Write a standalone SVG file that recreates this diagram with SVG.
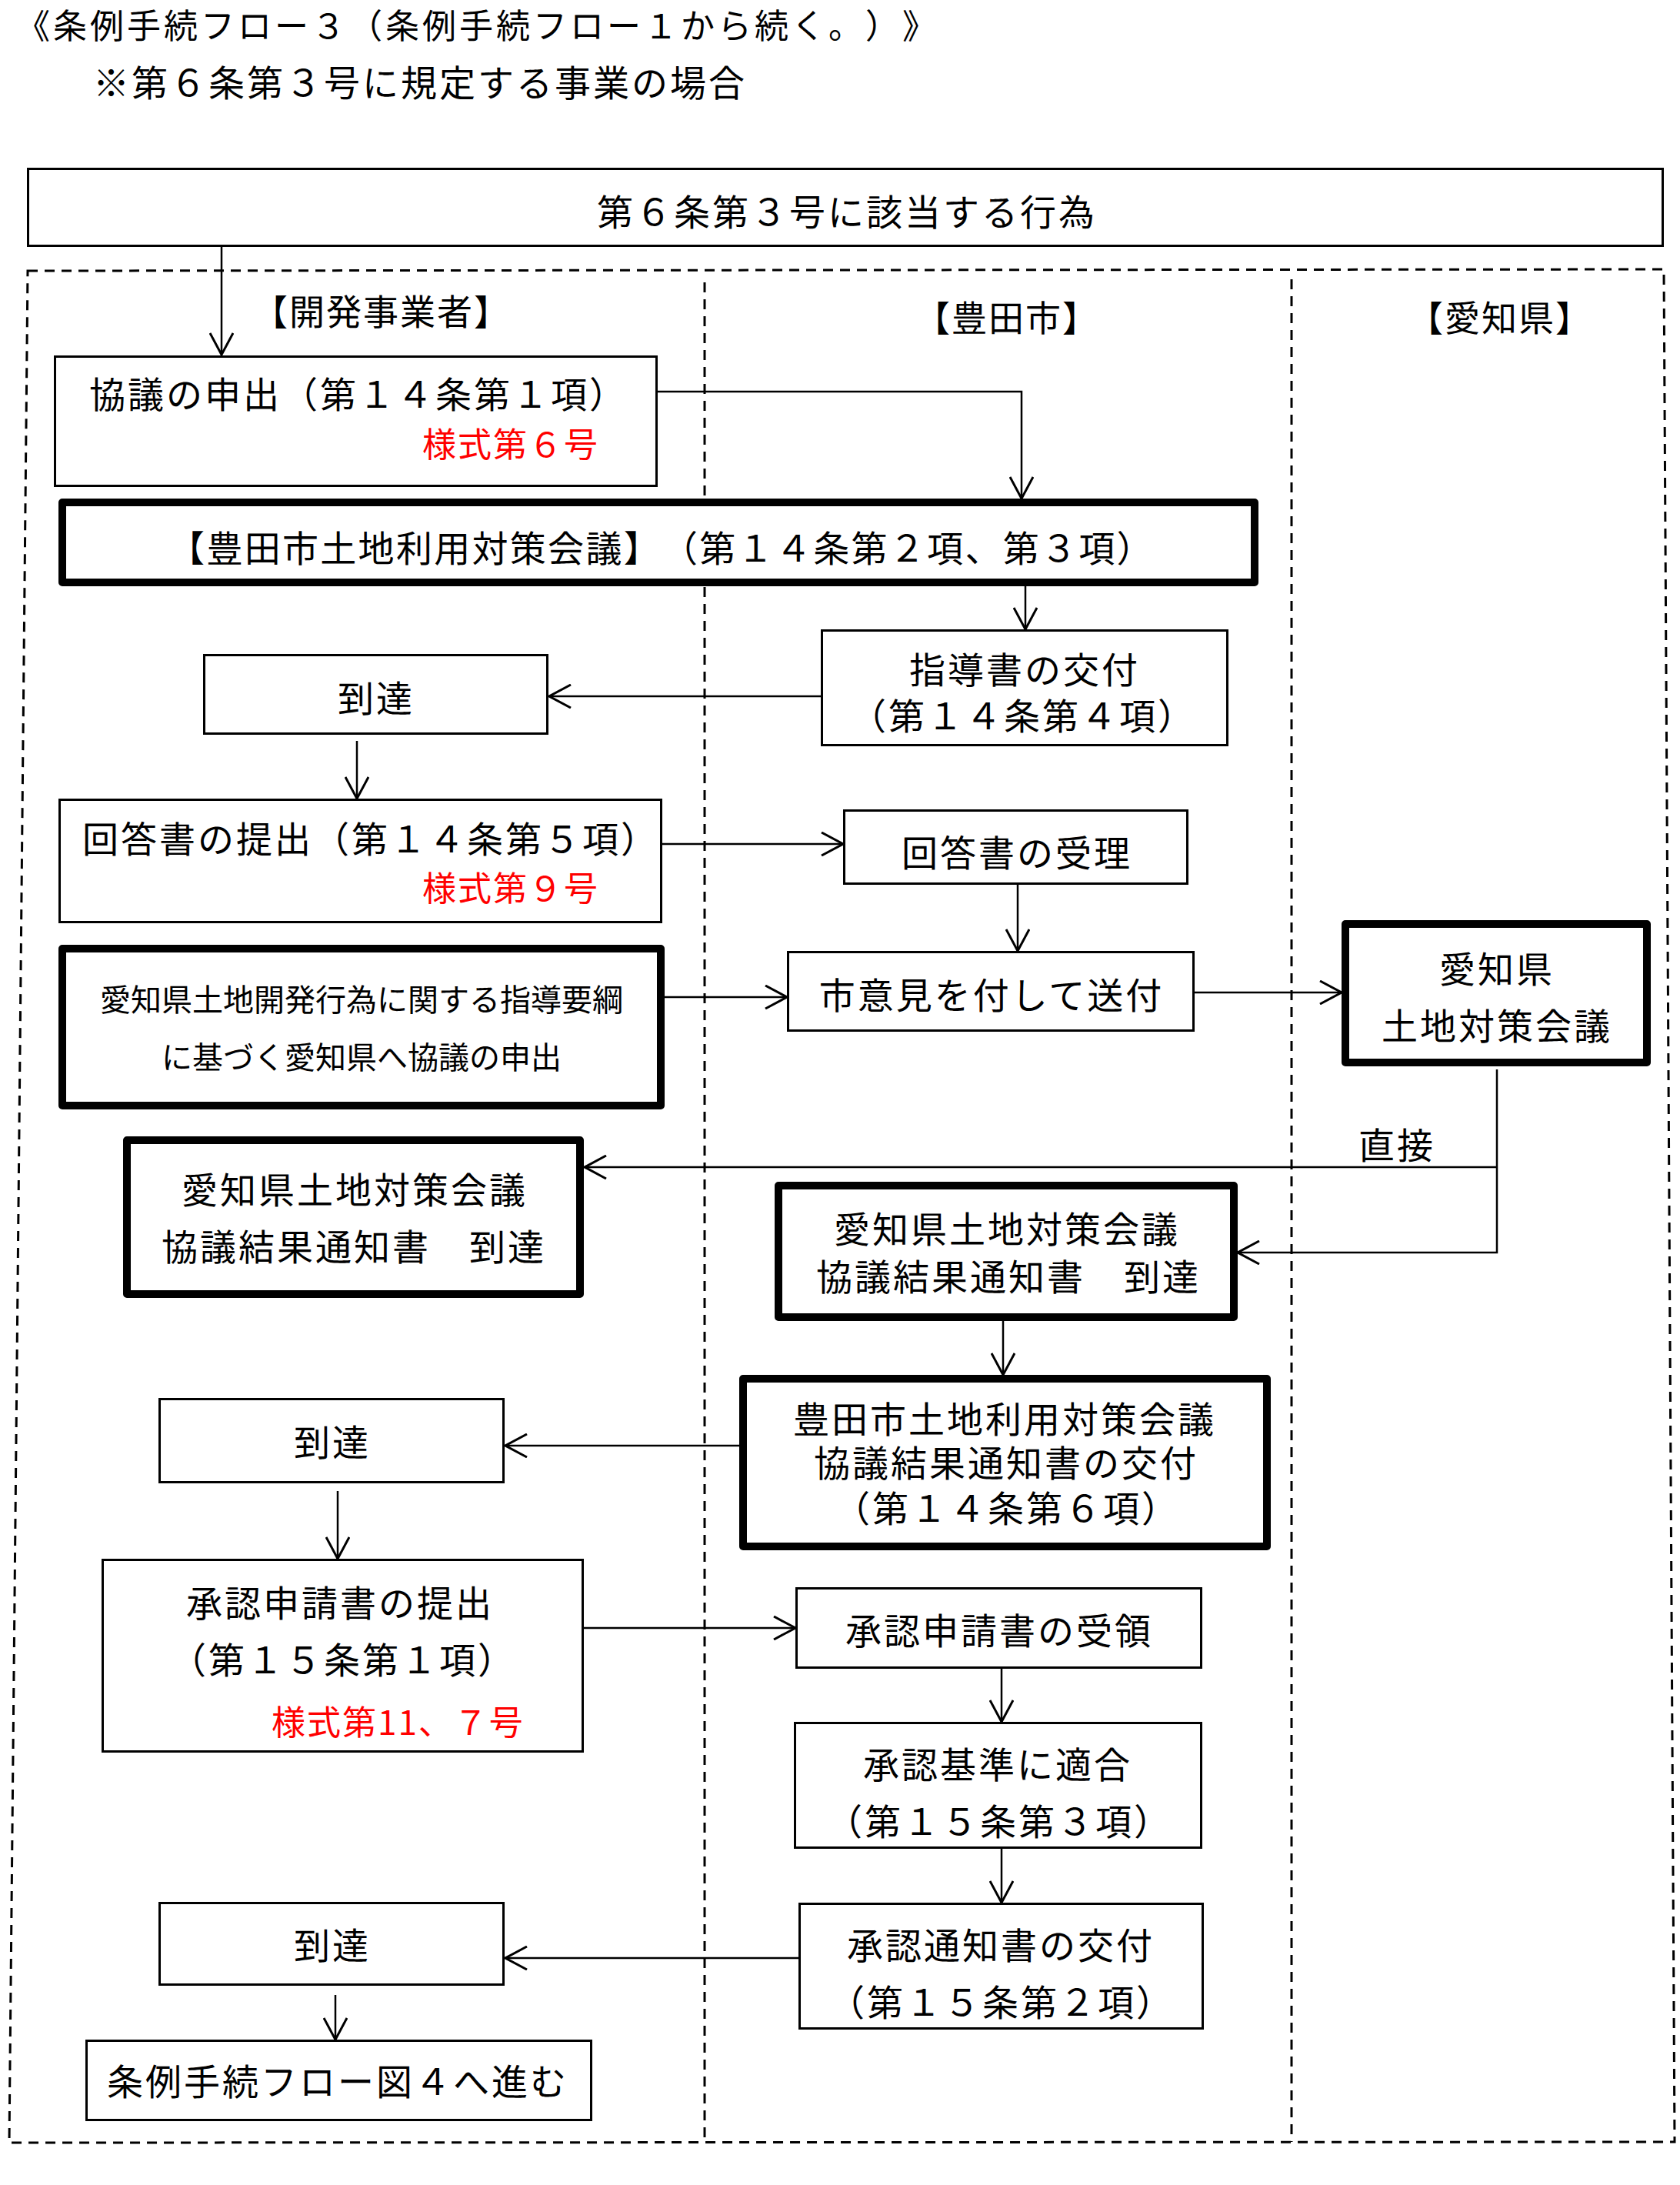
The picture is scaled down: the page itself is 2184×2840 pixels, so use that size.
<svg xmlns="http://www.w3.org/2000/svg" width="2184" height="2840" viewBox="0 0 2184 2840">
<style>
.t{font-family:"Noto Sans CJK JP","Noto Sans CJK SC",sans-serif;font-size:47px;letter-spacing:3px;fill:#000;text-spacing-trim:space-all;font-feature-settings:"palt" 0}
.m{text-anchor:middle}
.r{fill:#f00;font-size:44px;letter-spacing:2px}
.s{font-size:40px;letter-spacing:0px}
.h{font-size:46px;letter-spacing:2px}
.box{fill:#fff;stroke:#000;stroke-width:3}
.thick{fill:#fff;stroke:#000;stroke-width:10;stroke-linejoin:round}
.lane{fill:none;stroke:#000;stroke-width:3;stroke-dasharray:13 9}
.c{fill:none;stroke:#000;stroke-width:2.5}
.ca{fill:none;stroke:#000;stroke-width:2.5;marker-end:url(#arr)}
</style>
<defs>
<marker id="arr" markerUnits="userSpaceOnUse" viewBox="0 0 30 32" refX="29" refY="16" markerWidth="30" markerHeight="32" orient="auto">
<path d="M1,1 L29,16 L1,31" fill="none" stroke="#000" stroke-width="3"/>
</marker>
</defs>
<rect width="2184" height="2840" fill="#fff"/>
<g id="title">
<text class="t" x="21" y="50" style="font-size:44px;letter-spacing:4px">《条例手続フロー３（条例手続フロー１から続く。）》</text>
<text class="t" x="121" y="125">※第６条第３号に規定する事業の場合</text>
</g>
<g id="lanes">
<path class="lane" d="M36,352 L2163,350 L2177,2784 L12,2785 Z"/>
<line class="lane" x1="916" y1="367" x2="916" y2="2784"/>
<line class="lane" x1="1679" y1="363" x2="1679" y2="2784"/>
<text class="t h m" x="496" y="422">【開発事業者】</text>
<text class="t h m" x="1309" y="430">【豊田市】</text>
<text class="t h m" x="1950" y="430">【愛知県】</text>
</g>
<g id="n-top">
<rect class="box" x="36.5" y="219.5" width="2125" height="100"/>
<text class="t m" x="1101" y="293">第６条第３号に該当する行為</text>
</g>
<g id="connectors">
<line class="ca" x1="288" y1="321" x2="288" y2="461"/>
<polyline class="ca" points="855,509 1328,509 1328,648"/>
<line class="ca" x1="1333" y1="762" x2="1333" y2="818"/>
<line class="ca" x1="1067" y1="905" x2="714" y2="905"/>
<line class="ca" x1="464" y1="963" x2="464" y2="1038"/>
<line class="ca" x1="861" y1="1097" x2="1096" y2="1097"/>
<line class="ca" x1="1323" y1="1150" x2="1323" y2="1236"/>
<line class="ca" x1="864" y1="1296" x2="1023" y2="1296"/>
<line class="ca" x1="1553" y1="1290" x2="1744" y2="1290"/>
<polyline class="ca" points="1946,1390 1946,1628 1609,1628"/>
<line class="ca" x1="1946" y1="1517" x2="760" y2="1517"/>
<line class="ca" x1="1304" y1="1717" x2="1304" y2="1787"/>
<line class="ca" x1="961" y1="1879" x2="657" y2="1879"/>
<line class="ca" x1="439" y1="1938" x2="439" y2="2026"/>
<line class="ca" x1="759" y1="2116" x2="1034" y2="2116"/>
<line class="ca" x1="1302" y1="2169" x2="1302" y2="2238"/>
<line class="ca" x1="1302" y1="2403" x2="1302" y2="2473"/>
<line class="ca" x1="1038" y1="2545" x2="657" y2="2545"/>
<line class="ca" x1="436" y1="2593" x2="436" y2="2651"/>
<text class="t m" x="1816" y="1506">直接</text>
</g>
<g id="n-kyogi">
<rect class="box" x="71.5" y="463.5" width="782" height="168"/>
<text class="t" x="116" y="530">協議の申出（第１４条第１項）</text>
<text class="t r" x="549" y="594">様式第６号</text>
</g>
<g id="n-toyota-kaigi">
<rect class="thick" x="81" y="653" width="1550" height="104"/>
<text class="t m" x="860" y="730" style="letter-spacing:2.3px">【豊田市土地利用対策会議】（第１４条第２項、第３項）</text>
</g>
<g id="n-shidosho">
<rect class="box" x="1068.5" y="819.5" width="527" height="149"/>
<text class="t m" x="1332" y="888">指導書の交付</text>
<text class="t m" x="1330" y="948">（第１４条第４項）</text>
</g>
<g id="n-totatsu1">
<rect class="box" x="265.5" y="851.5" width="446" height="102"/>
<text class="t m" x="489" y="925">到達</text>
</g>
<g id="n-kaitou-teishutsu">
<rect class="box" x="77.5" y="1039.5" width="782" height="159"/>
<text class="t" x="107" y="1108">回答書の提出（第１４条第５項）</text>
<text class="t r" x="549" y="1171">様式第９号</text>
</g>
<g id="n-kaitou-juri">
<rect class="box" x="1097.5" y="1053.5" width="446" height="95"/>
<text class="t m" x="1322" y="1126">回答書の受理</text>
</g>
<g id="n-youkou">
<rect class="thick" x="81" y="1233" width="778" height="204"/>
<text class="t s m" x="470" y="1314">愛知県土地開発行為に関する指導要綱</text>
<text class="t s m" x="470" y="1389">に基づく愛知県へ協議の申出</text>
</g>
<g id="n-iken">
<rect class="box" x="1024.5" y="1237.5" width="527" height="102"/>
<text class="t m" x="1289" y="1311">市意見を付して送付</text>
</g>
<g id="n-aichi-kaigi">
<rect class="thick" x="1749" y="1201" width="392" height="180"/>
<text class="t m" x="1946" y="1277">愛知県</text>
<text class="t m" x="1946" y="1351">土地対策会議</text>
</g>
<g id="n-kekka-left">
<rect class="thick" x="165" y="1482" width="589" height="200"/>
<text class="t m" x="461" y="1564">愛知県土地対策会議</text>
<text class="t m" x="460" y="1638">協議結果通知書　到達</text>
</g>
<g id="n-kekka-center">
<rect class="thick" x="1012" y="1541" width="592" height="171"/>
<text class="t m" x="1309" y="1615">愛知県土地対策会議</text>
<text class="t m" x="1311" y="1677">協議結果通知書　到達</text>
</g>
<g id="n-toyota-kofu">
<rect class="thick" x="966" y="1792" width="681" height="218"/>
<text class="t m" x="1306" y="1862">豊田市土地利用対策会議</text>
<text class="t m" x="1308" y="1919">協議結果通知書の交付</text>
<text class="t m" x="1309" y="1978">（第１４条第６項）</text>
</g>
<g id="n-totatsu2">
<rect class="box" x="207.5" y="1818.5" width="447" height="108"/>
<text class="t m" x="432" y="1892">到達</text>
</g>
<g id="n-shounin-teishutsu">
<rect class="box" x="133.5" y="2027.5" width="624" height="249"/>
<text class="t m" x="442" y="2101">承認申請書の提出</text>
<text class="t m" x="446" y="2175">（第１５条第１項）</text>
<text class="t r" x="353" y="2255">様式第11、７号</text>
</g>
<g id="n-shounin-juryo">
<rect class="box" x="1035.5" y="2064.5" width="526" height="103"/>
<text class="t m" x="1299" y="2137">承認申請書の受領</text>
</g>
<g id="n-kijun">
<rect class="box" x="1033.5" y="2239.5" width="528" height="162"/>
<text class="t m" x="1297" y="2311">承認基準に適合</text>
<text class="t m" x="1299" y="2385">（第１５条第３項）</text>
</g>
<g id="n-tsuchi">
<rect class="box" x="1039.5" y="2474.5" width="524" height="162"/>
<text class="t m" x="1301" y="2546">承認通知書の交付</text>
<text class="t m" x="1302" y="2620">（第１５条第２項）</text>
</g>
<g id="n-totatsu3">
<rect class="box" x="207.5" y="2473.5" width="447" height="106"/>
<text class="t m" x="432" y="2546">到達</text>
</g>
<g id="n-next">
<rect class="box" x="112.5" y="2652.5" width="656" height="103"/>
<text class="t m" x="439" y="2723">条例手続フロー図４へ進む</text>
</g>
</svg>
┄┄┄┄┄┄┄┄┄┄
__REQUIRED TASK__: Return all the lines that contain the string "size".

__RESULT__:
The picture is scaled down: the page itself is 2184×2840 pixels, so use that size.
.t{font-family:"Noto Sans CJK JP","Noto Sans CJK SC",sans-serif;font-size:47px;letter-spacing:3px;fill:#000;text-spacing-trim:space-all;font-feature-settings:"palt" 0}
.r{fill:#f00;font-size:44px;letter-spacing:2px}
.s{font-size:40px;letter-spacing:0px}
.h{font-size:46px;letter-spacing:2px}
<text class="t" x="21" y="50" style="font-size:44px;letter-spacing:4px">《条例手続フロー３（条例手続フロー１から続く。）》</text>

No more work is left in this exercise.